Synopsis
Spring Break, 1997. A group of college friends sets out for an unforgettable trip to Mexico, but their adventure takes a horrific turn when they are abducted by a satanic cult in the Tucson desert. Their captor? Zeena Graves—a strikingly beautiful yet merciless cult leader who commands her followers from the darkness of an abandoned church.
As midnight strikes on Easter night, she prepares to enact a ritual drenched in blood and terror that can only be completed After the Pink Moon. Bound by fear, surrounded by zealots, and with time slipping away, the captives must find a way to escape before they become unwilling participants in a nightmare beyond comprehension.
A relentless and unsettling descent into the horrors of the Satanic Panic era, After the Pink Moon is a gripping tale of faith corrupted, innocence shattered, and the terrifying price of belief.
Review
I’m pretty much on auto-buy here, so naturally had to get a physical copy of this new one.

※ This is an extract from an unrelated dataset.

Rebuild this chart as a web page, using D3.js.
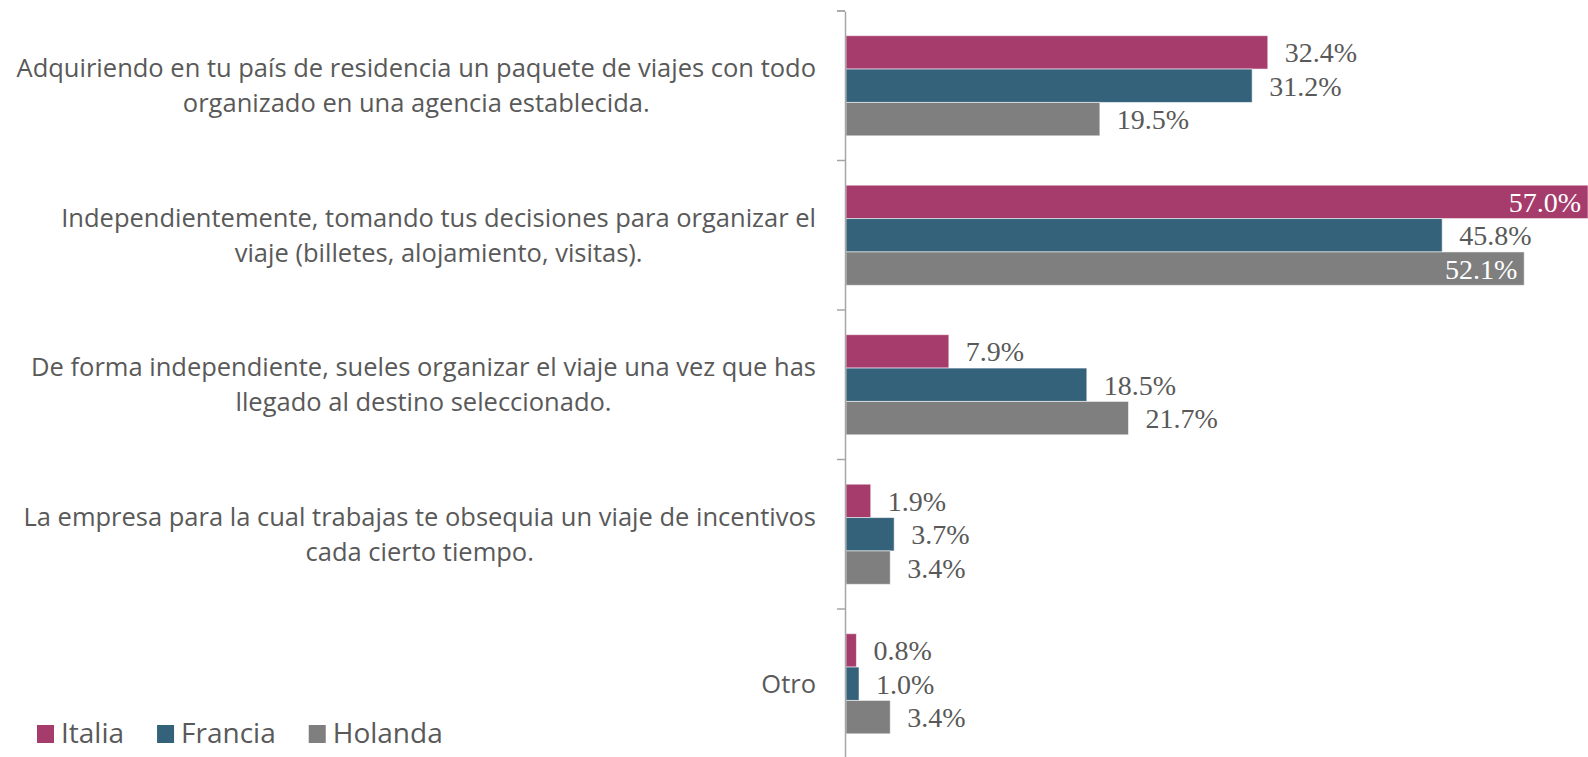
<!DOCTYPE html>
<html>
<head>
<meta charset="utf-8">
<script src="https://cdn.jsdelivr.net/npm/d3@7"></script>
<style>
  html, body { margin: 0; padding: 0; background: #fff; }
  svg { display: block; }
</style>
</head>
<body>
<div id="chart"></div>
<script>
const categories = [
  'Adquiriendo en tu país de residencia un paquete de viajes con todo\norganizado en una agencia establecida.',
  'Independientemente, tomando tus decisiones para organizar el\nviaje (billetes, alojamiento, visitas).',
  'De forma independiente, sueles organizar el viaje una vez que has\nllegado al destino seleccionado.',
  'La empresa para la cual trabajas te obsequia un viaje de incentivos\ncada cierto tiempo.',
  'Otro'
];
const seriesNames = ['Italia', 'Francia', 'Holanda'];
const italia  = [32.4, 57.0, 7.9, 1.9, 0.8];
const francia = [31.2, 45.8, 18.5, 3.7, 1.0];
const holanda = [19.5, 52.1, 21.7, 3.4, 3.4];
const colors = ['#A63C6C', '#34627A', '#7F7F7F'];

const width = 1588, height = 757;
const allSeries = [italia, francia, holanda];

const svg = d3.select('#chart').append('svg')
  .attr('width', width)
  .attr('height', height);

const axisX = 845;
const y0 = d3.scaleBand().domain(categories).range([11, 758.5]).padding(0);
const y1 = d3.scaleBand().domain(seriesNames).range([0, y0.bandwidth()])
  .paddingInner(0).paddingOuter(0.74);
const x = d3.scaleLinear()
  .domain([0, d3.max(allSeries, s => d3.max(s))])
  .range([axisX + 1, width]);

const fmt = d3.format('.1f');

// barras
categories.forEach((cat, ci) => {
  const g = svg.append('g').attr('transform', 'translate(0,' + y0(cat) + ')');
  seriesNames.forEach((name, si) => {
    const v = allSeries[si][ci];
    g.append('rect')
      .attr('x', x(0))
      .attr('y', y1(name))
      .attr('width', x(v) - x(0))
      .attr('height', y1.bandwidth())
      .attr('fill', colors[si])
      .attr('stroke', '#ffffff')
      .attr('stroke-opacity', 0.55)
      .attr('stroke-width', 1);

    const t = g.append('text')
      .attr('y', y1(name) + y1.bandwidth() / 2 + 10)
      .style('font-family', '"Liberation Serif", serif')
      .style('font-size', '28px')
      .text(fmt(v) + '%');
    const tw = t.node().getComputedTextLength();
    if (x(v) + 17 + tw > width) {
      t.attr('x', x(v) - 7).attr('text-anchor', 'end').attr('fill', '#ffffff');
    } else {
      t.attr('x', x(v) + 17).attr('fill', '#595959');
    }
  });
});

// eje vertical
const axis = d3.axisLeft(y0).tickSize(8).tickFormat('').tickSizeOuter(0);
const axisG = svg.append('g').attr('transform', 'translate(' + axisX + ',0)');
axisG.call(axis);
axisG.selectAll('.tick line').attr('transform', 'translate(0,' + (-y0.bandwidth() / 2) + ')');
axisG.append('line').attr('x1', 0).attr('x2', -8)
  .attr('y1', y0.range()[0]).attr('y2', y0.range()[0]);
axisG.selectAll('line').attr('stroke', '#A6A6A6').attr('stroke-width', 1.5);
axisG.select('.domain').attr('stroke', '#A6A6A6').attr('stroke-width', 1.5);

// etiquetas de categoría
const labelRight = 816;
const lineH = 35;
categories.forEach(cat => {
  const lines = cat.split('\n');
  const txt = svg.append('text')
    .style('font-family', '"Open Sans", sans-serif')
    .style('font-size', '25.5px')
    .attr('fill', '#595959')
    .attr('text-anchor', 'middle');
  const cy = y0(cat) + y0.bandwidth() / 2;
  const first = cy - (lines.length - 1) * lineH / 2 + 9;
  const spans = lines.map((l, i) => txt.append('tspan').attr('y', first + i * lineH).text(l));
  const blockW = d3.max(spans, s => s.node().getComputedTextLength());
  spans.forEach(s => s.attr('x', labelRight - blockW / 2));
});

// leyenda
const legend = svg.append('g').attr('transform', 'translate(37,725)');
let lx = 0;
seriesNames.forEach((name, i) => {
  legend.append('rect').attr('x', lx).attr('y', 0).attr('width', 17).attr('height', 18)
    .attr('fill', colors[i]);
  const t = legend.append('text').attr('x', lx + 24).attr('y', 18)
    .style('font-family', '"Open Sans", sans-serif')
    .style('font-size', '28px')
    .attr('fill', '#595959')
    .text(name);
  lx += 24 + t.node().getComputedTextLength() + 33;
});
</script>
</body>
</html>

As I did cover reveals for some things that didn’t end up happening in 2024, I’m glad for a new story any which way…
This is a short satanic panic novel. It takes place kind on the tail-end/after the end of it in the nineties, but it has all the goodies you’d want. As always, Reyes really knows his horror, and that often bleeds and creeps into everything he gives us. In classic summer slasher style, a group of teens are planning a getaway to Mexico. Looking for nothing more than relaxation and alcohol in a hot place, is that so much to ask for? But when Zeena Graves’ perfect plan goes sideways, she needs to quickly switch lanes. Oh, and she just so happens to be the figurehead of a satanic cult, known for ritualistic murders all around Tuscan under the moniker of the Catalina Satanists. The accompanying news reports the author shared really made it feel not only real, but very on brand for Devil Terror.
The house the cultists lived in felt very much so like the book’s references of The Texas Chainsaw Massacre. Which was fitting, but I was a little confused by the squalor, when Zeena had some high class donors. Maybe she was just using those donations elsewhere? (The author has since posted, stating that she was trying to be smart, hiding in plain sight! I think that makes sense.) The scenes of captivity felt real and weighted, and the violence was brutal and heavy handed. Zeena’s sycophants ran the whole gamut from following blindly to the naively deceived. The mixture of which, as well as some of the finale’s plot points, reminded me of the show Evil, but with less religion and much more murder.
A release that stands well next to Reyes’ others.
Justice for Mary, who suffered her third-act final girl moment 100 pages too soon.